Dr. Muhammad’s scholarship has been featured in the New York Times, New Yorker, Washington Post, The Guardian (UK) and Atlanta Journal Constitution, as well as on Bill Moyers and Company, CSPAN, National Public Radio and Pacifica. He has been an associate editor of The Journal of American History. And he currently serves on the National Research Council’s Committee on the Causes and Consequences of High Rates of Incarceration; the board of The Barnes Foundation; and the editorial board of Transition Magazine, published by the W.E.B. Du Bois Institute at Harvard University.
Khalil graduated from the University of Pennsylvania with a B.A. in Economics in 1993. After working at Deloitte & Touche LLP, he received his Ph.D. in American History from Rutgers University in 2004, specializing in 20th-century U.S. and African-American history. He spent two years as an Andrew W. Mellon Postdoctoral Fellow at the Vera Institute of Justice, a nonprofit criminal justice reform agency in New York City, before joining the faculty of Indiana University.
Sam Pollard is the editor of the Edward Norton feature length documentary, By The People: The Election of Barack Obama, airing on HBO. He served as documentary producer of Blackside production’s Eyes on the Prize II: American at the Racial Crosswords, and Co-Executive Producer/Producer of I’ll Make Me a World: Stories of African-American Artists and Community. He directed Zora Neale Hurston: Jump at the Sun for American Masters. Pollard has also worked extensively on Spike Lee’s films, including When the Levees Broke. His productions have won multiple Emmy Awards, George Foster Peabody Awards, the George Polk Award, the NAACP Image Award, and the Pare Lorentz Award from the International Documentary Association. Pollard is also a Professor of Film Studies at the New York University Tisch School of the Arts.

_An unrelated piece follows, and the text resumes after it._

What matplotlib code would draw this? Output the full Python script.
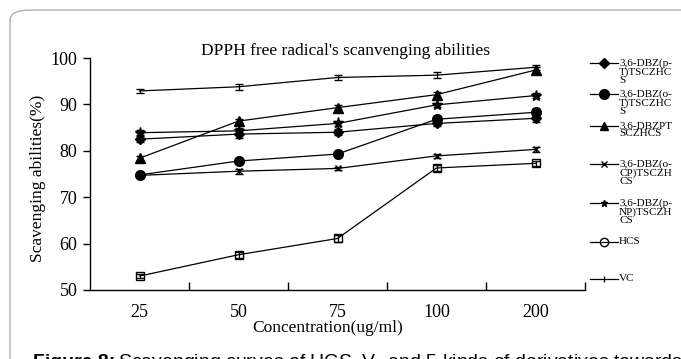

Yusef Salaam was one of the "Central Park 5" convicted in the Central Park jogger case. His 1990 conviction for first-degree rape and robbery was vacated on December 19, 2002. He had served 6.5 years of a 5-10 year sentence and had already been released at that time.
Yusef Salaam sits on the Board of the Campaign to End the Death Penalty, the advisory Board for The Learn My History Foundation: dedicated to Youth Empowerment, Education and Change, and is the inspiration behind People United for Children.